Curtis methodically proved that the voting & citizenship rights of black freemen had been recognized by at least five states at our Founding; and that Congress had acted fourteen separate times under seven different presidents, beginning with Washington, to limit the spread of slavery in the territories. His penumbra never emenated:

"Political reasons have not the requisite certainty to afford rules of juridical interpretation. They are different in different men. They are different in the same men at different times. And when a strict interpretation of the Constitution, according to the fixed rules which govern the interpretation of laws, is abandoned, and the theoretical opinions of individuals are allowed to control its meaning, we have no longer a Constitution; we are under the government of individual men, who for the time being have power to declare what the Constitution is, according to their own views of what it ought to mean."

"When such a method of interpretation of the Constitution obtains, in place of a republican Government, with limited and defined powers, we have a Government which is merely...the will of Congress; or what, in my opinion, would not be preferable...

...the individual political opinions of the members of this court."


correction: Justice Benjamin R. CURTIS, whose name is known to me. Honest.

btw, his entire dissent can be found here:


Tom Maguire

Let me round out the record with this email from Prof. Balkin;

What I told the Times reporter was:

1. Bush said that Dred Scott held that slavery was constitutional because it was a property right and that was a personal choice.

2. The holding the slavery itself was constitutional was unremarkable in 1857.

3. Dred Scott has two holdings (among many) that are important.
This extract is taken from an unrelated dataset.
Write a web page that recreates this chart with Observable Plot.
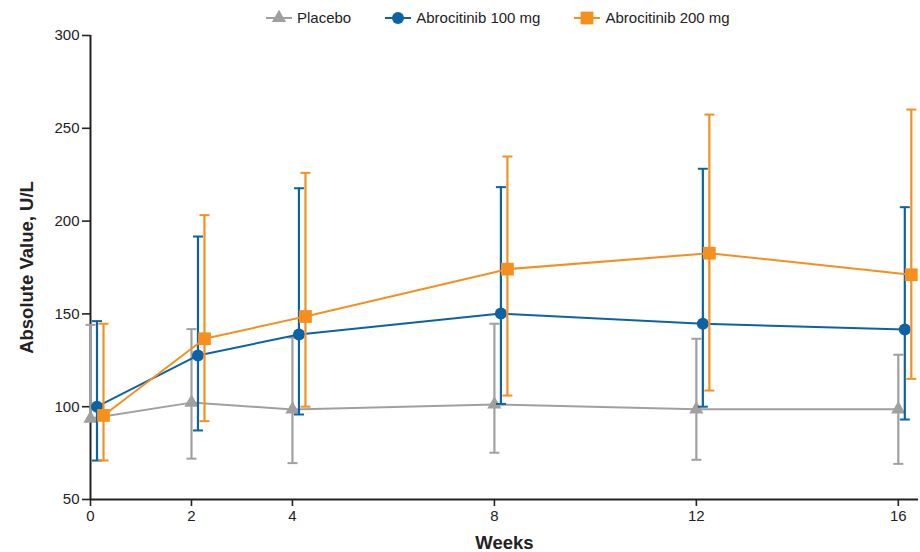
<!DOCTYPE html>
<html>
<head>
<meta charset="utf-8">
<script src="https://cdn.jsdelivr.net/npm/d3@7"></script>
<script src="https://cdn.jsdelivr.net/npm/@observablehq/plot@0.6"></script>
<style>
  body { margin: 0; background: #fff; font-family: "Liberation Sans", Arial, sans-serif; }
  #legend { height: 26px; display: flex; align-items: flex-end; padding-left: 266px; box-sizing: border-box; font-size: 15px; color: #222; line-height: 16px; }
  .item { display: flex; align-items: center; margin-right: 34px; padding-bottom: 0px; }
  .item svg { margin-right: 5px; }
  #chart svg { display: block; }
</style>
</head>
<body>
<div id="legend"></div>
<div id="chart"></div>
<script>
const weeks = [0, 2, 4, 8, 12, 16];
const groups = ["Placebo", "Abrocitinib 100 mg", "Abrocitinib 200 mg"];
const colors = ["#a0a0a0", "#0b63a6", "#f5901f"];
const symbols = ["triangle", "circle", "square"];

const placeboMean  = [93.6, 102.2, 98.5, 101.2, 98.6, 98.6];
const placeboUpper = [144.1, 141.8, 137.3, 144.7, 136.6, 128.0];
const placeboLower = [null, 72.0, 69.6, 75.2, 71.4, 69.2];

const abro100Mean  = [100.0, 127.6, 138.9, 150.2, 144.7, 141.6];
const abro100Upper = [146.1, 191.7, 217.7, 218.3, 228.2, 207.5];
const abro100Lower = [71.0, 87.2, 95.8, 101.5, 100.0, 93.1];

const abro200Mean  = [95.3, 136.6, 148.6, 174.1, 182.7, 171.1];
const abro200Upper = [144.7, 203.2, 226.0, 234.8, 257.4, 260.1];
const abro200Lower = [71.0, 92.2, 100.0, 106.0, 108.7, 115.0];

const yTicks = [50, 100, 150, 200, 250, 300];

const series = [
  {mean: placeboMean, hi: placeboUpper, lo: placeboLower},
  {mean: abro100Mean, hi: abro100Upper, lo: abro100Lower},
  {mean: abro200Mean, hi: abro200Upper, lo: abro200Lower}
];
const offsets = [0, 6.5, 13];
const sizes = [5.3, 6, 7.2];

const cap = {draw(ctx) { ctx.moveTo(-5, 0); ctx.lineTo(5, 0); }};

const marks = [
  Plot.ruleY([50], {stroke: "#222", strokeWidth: 2}),
  Plot.ruleX([0], {y1: 50, y2: 300, stroke: "#222", strokeWidth: 2}),
  Plot.axisY({ticks: yTicks, tickSize: 8, tickPadding: 3, label: null, fontSize: 15, stroke: "#222", strokeWidth: 1.6, color: "#222"}),
  Plot.axisX({ticks: weeks, tickSize: 7, tickPadding: 4, label: null, fontSize: 15, stroke: "#222", strokeWidth: 1.6, color: "#222"}),
  Plot.text(["Weeks"], {frameAnchor: "bottom", dy: 44, lineAnchor: "middle", fontSize: 18.5, fontWeight: "bold", fill: "#222"}),
  Plot.text(["Absolute Value, U/L"], {frameAnchor: "left", textAnchor: "middle", dx: -63, rotate: -90, fontSize: 18.5, fontWeight: "bold", fill: "#222"})
];

groups.forEach((g, i) => {
  const s = series[i];
  const rows = weeks.map((w, j) => ({week: w, mean: s.mean[j], hi: s.hi[j], lo: s.lo[j]}));
  const c = colors[i];
  const dx = offsets[i];
  marks.push(
    Plot.ruleX(rows, {x: "week", y1: d => d.lo ?? d.mean, y2: "hi", stroke: c, strokeWidth: 2.2, dx}),
    Plot.dot(rows, {x: "week", y: "hi", symbol: cap, stroke: c, strokeWidth: 2, dx, r: 3}),
    Plot.dot(rows.filter(d => d.lo != null), {x: "week", y: "lo", symbol: cap, stroke: c, strokeWidth: 2, dx, r: 3}),
    Plot.line(rows, {x: "week", y: "mean", stroke: c, strokeWidth: 2, dx}),
    Plot.dot(rows, {x: "week", y: "mean", symbol: symbols[i], fill: c, r: sizes[i], dx})
  );
});

const chart = Plot.plot({
  width: 920,
  height: 526,
  marginTop: 9,
  marginBottom: 53,
  marginLeft: 90,
  marginRight: 2,
  style: {fontFamily: "'Liberation Sans', Arial, sans-serif", background: "#fff"},
  x: {domain: [0, 16.4]},
  y: {domain: [50, 300]},
  marks
});
document.getElementById("chart").appendChild(chart);

// legend
const legend = document.getElementById("legend");
groups.forEach((g, i) => {
  const item = document.createElement("div");
  item.className = "item";
  const sw = d3.create("svg").attr("width", 26).attr("height", 16);
  sw.append("line").attr("x1", 0).attr("x2", 26).attr("y1", 8).attr("y2", 8).attr("stroke", colors[i]).attr("stroke-width", 2);
  const symType = i === 0 ? d3.symbolTriangle : i === 1 ? d3.symbolCircle : d3.symbolSquare;
  const area = Math.PI * sizes[i] * sizes[i];
  sw.append("path").attr("transform", "translate(13,8)").attr("d", d3.symbol(symType, area)()).attr("fill", colors[i]);
  item.appendChild(sw.node());
  const t = document.createElement("span");
  t.textContent = g;
  item.appendChild(t);
  legend.appendChild(item);
});
</script>
</body>
</html>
The first is that blacks can't be citizens. The second is that the Missouri Compromise is unconstitutional. Neither was necessary to decide the case, and in both cases Taney reaches out to decide matters in a way that helps the cause of the slaveocracy. So both holdings could be seen as activist.

4. The first holding was premised on original intent, but the history is bad, because blacks were citizens at the time of the founding in several states. This is like Scalia saying that Bush v. Gore is justified by original intent when he doesn't know the history of the Fourteenth Amendment. Bad originalism of this sort can be just as activist as decisions that originalists themselves decry.

5. The second holding is based on due process. It argues that southerners will be at a disadvantage with northerners if they can't bring their property into federal territory. This argument is bad because a sovereign (here the federal government regulating the territories) can declare certain property contraband, (e.g., alcohol, drugs) and therefore may refuse to allow a person to keep it when they enter the territory. This means Taney must be arguing that slave property is a kind of property specially protected by the Constitution. This is a view expressed by some in the slaveocracy, but it is also an incorrect reading of the original understanding, and hence is another example of bad originalism.

I am not surprised that the times reporter distilled this into something that appeared misleading to you. That's what happens whenever you talk to reporters about complicated subjects, and you just have to take the risk that they won't mangle what you say too badly.